[Code that draws figures]
========================================

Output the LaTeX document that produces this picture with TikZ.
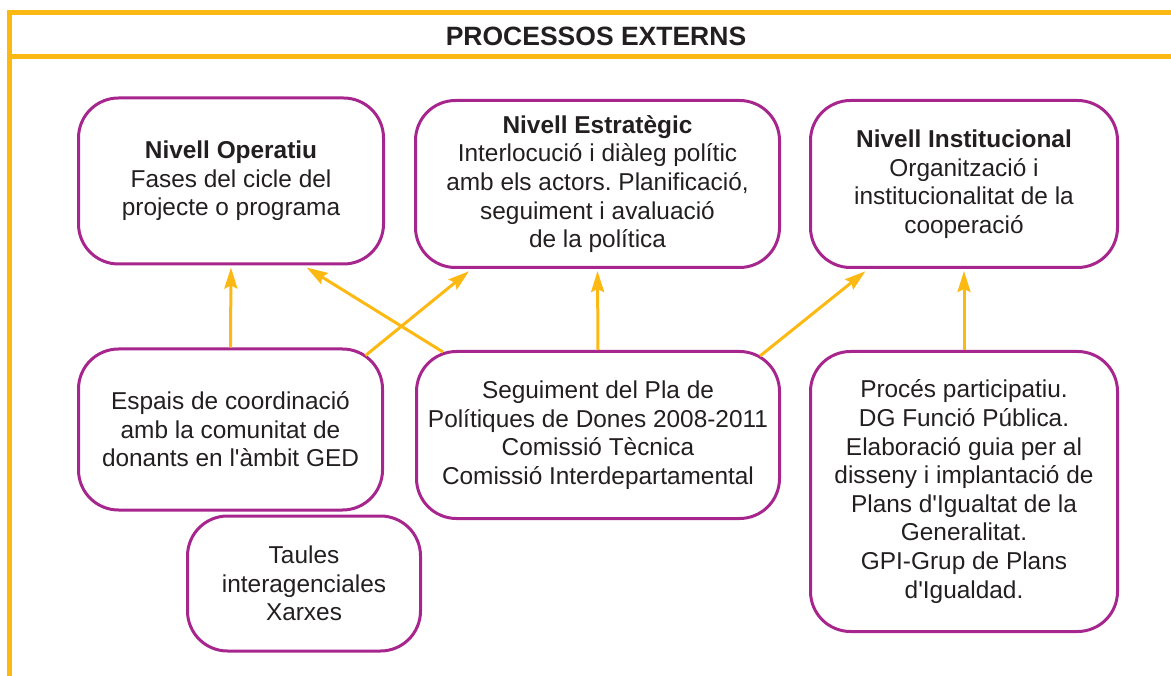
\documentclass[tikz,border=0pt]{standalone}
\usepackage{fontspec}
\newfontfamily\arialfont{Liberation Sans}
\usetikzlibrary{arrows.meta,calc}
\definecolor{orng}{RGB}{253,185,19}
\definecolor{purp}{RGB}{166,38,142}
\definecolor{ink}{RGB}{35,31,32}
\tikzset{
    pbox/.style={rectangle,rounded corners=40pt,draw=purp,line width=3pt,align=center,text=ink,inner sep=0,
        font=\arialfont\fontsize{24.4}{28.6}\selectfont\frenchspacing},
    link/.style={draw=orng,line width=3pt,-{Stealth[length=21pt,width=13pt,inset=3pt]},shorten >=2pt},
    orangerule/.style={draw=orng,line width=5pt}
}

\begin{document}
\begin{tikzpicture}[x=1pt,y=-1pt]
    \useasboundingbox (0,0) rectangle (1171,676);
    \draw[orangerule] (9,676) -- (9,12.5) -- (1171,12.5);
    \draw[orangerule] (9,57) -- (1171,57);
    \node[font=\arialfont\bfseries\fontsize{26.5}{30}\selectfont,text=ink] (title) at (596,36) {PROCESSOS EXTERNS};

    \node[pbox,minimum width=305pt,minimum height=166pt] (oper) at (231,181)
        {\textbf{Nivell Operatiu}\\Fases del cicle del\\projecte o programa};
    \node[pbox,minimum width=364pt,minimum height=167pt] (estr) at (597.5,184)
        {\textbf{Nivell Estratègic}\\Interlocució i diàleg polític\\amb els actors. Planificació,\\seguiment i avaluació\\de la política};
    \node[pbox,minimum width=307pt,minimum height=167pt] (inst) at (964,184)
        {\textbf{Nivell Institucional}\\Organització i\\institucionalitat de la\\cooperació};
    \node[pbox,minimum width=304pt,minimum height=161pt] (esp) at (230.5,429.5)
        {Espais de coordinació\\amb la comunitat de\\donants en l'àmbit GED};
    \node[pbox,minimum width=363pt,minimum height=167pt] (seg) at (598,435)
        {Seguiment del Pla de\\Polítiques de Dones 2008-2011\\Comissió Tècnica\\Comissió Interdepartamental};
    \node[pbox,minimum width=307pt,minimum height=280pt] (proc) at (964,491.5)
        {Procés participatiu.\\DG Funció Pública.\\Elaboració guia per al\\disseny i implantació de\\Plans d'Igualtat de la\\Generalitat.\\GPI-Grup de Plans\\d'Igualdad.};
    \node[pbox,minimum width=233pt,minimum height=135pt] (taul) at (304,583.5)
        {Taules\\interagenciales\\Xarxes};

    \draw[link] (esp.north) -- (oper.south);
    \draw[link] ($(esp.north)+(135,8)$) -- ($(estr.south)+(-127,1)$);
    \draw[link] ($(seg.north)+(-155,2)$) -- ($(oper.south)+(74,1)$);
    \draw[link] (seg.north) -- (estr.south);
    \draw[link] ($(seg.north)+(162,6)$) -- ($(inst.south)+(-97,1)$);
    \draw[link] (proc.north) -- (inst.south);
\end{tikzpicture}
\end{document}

========================================

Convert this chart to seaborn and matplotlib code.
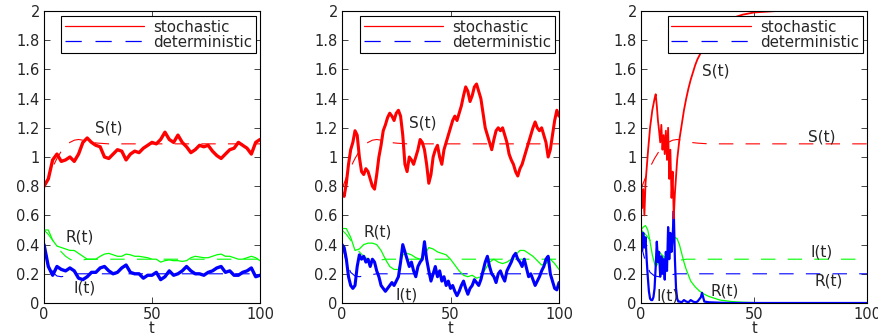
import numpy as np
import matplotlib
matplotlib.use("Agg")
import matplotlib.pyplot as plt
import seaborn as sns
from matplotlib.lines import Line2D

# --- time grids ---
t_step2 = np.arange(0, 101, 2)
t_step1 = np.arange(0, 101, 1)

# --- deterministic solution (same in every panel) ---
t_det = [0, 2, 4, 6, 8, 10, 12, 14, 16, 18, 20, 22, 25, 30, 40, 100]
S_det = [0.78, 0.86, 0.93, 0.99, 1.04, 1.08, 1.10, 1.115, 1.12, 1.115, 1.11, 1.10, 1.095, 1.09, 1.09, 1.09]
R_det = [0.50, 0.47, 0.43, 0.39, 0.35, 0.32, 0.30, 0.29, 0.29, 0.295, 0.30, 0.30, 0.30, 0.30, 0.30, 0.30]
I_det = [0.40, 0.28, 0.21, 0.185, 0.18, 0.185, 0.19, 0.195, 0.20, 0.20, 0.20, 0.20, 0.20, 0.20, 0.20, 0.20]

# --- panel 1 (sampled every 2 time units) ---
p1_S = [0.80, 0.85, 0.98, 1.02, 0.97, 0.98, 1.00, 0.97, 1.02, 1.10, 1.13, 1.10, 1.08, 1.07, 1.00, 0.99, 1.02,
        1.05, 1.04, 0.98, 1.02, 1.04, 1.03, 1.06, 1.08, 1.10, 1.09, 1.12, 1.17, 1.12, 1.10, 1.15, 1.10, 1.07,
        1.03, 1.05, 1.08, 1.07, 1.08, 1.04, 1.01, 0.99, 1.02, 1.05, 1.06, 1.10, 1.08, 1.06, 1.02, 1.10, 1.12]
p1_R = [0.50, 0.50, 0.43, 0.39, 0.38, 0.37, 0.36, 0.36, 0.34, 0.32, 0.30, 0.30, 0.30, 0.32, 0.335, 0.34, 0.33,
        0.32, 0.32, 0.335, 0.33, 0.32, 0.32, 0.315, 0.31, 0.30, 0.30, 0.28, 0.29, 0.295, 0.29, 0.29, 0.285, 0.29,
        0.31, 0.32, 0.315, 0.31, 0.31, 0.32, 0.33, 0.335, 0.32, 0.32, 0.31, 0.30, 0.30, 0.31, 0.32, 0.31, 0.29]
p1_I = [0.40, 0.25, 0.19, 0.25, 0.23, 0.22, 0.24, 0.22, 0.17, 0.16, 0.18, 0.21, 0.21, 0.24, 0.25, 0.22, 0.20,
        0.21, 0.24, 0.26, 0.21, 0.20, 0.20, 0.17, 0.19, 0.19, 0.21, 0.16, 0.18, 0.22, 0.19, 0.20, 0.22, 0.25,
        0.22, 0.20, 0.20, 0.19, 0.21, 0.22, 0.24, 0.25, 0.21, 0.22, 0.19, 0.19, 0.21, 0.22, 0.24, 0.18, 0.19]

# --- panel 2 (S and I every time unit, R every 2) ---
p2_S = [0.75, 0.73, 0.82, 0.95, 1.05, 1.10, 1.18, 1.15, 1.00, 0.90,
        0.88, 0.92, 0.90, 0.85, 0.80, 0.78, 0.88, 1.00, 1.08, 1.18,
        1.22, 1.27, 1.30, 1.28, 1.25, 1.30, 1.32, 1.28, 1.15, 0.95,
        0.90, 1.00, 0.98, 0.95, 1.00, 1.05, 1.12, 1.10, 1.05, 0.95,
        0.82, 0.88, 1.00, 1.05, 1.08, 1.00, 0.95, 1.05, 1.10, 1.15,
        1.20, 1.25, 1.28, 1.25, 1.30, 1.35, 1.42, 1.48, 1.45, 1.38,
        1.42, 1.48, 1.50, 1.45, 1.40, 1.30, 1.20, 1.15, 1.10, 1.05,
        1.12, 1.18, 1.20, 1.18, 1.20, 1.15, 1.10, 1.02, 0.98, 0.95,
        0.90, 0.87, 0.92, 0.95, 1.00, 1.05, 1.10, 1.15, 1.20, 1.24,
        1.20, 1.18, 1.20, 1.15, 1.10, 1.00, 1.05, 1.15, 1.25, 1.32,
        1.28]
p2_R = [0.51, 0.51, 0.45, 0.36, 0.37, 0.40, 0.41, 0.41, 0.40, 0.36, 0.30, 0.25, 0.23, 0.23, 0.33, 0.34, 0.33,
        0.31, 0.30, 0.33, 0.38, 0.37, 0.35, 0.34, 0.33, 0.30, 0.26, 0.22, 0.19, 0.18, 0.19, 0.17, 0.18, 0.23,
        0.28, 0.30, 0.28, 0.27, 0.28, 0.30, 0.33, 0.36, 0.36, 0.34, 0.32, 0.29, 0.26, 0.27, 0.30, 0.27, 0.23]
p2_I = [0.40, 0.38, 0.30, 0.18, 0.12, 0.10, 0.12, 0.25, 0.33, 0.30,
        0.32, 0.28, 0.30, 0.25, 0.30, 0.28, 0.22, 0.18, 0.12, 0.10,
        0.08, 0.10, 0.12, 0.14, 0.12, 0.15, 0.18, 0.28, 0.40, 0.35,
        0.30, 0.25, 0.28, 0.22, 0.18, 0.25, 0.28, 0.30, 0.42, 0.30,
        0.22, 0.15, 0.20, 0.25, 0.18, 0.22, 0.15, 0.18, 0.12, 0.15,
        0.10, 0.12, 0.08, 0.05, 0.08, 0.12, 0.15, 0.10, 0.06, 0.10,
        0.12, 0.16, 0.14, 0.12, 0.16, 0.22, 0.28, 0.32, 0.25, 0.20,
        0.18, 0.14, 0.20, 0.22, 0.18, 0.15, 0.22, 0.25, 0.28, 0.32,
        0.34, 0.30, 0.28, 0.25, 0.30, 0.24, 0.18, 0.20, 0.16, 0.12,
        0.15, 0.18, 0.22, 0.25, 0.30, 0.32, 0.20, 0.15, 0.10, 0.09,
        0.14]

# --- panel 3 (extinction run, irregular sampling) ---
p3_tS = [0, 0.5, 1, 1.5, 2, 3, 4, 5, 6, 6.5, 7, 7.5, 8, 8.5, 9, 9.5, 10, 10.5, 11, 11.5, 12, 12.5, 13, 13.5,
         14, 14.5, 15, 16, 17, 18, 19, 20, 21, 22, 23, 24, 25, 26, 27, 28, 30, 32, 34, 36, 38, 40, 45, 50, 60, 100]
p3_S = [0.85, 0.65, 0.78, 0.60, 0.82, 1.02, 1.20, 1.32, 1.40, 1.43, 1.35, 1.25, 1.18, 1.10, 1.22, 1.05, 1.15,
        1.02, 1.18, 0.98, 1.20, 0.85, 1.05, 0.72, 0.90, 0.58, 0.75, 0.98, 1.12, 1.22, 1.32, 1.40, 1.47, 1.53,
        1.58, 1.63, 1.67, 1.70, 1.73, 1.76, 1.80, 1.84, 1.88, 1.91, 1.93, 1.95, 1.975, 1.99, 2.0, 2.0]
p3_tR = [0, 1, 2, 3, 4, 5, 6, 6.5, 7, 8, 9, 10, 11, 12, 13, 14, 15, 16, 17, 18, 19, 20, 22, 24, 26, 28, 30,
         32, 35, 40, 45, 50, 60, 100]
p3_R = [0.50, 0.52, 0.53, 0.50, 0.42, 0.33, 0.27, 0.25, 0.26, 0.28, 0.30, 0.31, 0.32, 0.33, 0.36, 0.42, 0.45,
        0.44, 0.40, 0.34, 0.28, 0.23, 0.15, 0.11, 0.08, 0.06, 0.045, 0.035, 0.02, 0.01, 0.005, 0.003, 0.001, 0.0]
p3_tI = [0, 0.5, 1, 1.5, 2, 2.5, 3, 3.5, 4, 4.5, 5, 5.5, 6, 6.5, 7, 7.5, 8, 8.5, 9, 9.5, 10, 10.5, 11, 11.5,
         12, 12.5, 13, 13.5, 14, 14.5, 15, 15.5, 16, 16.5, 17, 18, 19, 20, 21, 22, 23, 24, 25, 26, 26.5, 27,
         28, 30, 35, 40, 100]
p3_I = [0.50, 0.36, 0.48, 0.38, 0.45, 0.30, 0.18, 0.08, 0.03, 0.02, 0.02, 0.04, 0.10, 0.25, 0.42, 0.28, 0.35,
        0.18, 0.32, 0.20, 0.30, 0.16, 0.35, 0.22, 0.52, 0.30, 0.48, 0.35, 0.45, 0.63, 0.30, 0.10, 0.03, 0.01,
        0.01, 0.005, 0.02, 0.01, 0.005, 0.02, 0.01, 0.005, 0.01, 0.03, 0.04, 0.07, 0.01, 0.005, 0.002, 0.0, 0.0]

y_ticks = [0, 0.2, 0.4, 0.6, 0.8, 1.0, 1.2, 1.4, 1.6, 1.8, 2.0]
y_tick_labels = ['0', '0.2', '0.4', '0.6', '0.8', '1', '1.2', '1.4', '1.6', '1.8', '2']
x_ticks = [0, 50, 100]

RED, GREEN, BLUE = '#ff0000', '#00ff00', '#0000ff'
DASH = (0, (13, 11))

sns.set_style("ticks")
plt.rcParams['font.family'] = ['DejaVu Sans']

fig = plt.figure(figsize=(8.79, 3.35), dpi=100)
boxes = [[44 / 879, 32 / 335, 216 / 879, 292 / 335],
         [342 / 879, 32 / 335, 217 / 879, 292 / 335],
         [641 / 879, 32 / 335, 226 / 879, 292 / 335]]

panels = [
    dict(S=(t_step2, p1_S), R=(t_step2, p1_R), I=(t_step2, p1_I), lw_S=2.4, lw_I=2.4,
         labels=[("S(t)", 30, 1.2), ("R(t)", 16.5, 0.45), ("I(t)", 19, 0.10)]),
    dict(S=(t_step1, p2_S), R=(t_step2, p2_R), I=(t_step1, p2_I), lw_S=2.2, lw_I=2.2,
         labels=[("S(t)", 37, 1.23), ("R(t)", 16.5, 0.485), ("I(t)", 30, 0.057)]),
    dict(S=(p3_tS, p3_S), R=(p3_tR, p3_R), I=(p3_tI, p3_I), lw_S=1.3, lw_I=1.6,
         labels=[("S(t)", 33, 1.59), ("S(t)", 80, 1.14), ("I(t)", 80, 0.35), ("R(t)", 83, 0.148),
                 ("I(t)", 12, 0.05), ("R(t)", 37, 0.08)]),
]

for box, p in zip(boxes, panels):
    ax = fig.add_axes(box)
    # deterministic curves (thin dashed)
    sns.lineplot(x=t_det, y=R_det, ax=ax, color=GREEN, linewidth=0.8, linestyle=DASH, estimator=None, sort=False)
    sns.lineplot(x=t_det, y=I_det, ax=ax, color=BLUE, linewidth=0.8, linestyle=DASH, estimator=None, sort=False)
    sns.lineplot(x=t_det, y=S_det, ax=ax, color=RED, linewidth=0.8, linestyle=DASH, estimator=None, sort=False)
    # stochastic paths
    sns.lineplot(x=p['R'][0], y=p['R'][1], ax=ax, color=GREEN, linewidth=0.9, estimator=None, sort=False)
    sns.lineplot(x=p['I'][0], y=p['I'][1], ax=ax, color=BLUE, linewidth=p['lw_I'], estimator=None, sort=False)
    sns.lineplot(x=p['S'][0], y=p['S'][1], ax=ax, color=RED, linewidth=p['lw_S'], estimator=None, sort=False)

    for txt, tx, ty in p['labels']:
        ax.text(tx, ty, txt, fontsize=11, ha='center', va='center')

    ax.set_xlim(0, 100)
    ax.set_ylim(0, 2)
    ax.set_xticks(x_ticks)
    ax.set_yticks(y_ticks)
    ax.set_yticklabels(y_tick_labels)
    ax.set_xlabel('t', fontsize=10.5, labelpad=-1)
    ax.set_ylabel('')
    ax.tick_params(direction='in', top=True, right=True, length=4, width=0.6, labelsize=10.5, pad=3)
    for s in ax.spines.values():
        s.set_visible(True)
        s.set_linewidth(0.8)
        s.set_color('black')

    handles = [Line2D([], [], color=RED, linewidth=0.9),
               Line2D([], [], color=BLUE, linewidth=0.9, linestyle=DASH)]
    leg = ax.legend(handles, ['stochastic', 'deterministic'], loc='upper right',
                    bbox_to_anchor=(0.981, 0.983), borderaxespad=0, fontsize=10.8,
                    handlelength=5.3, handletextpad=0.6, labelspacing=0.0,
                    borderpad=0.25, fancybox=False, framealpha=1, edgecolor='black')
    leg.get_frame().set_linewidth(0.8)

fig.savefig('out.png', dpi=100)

========================================

## WHAT THE TASK REQUIRES:
Nothing but the lines above, starting at the line that contains "Convert this chart" and ending at the line that contains "t_step1 = np.arange(0, 101, 1)", should be given again, exactly and without the pictures.

## SOLUTION:
Convert this chart to seaborn and matplotlib code.
import numpy as np
import matplotlib
matplotlib.use("Agg")
import matplotlib.pyplot as plt
import seaborn as sns
from matplotlib.lines import Line2D

# --- time grids ---
t_step2 = np.arange(0, 101, 2)
t_step1 = np.arange(0, 101, 1)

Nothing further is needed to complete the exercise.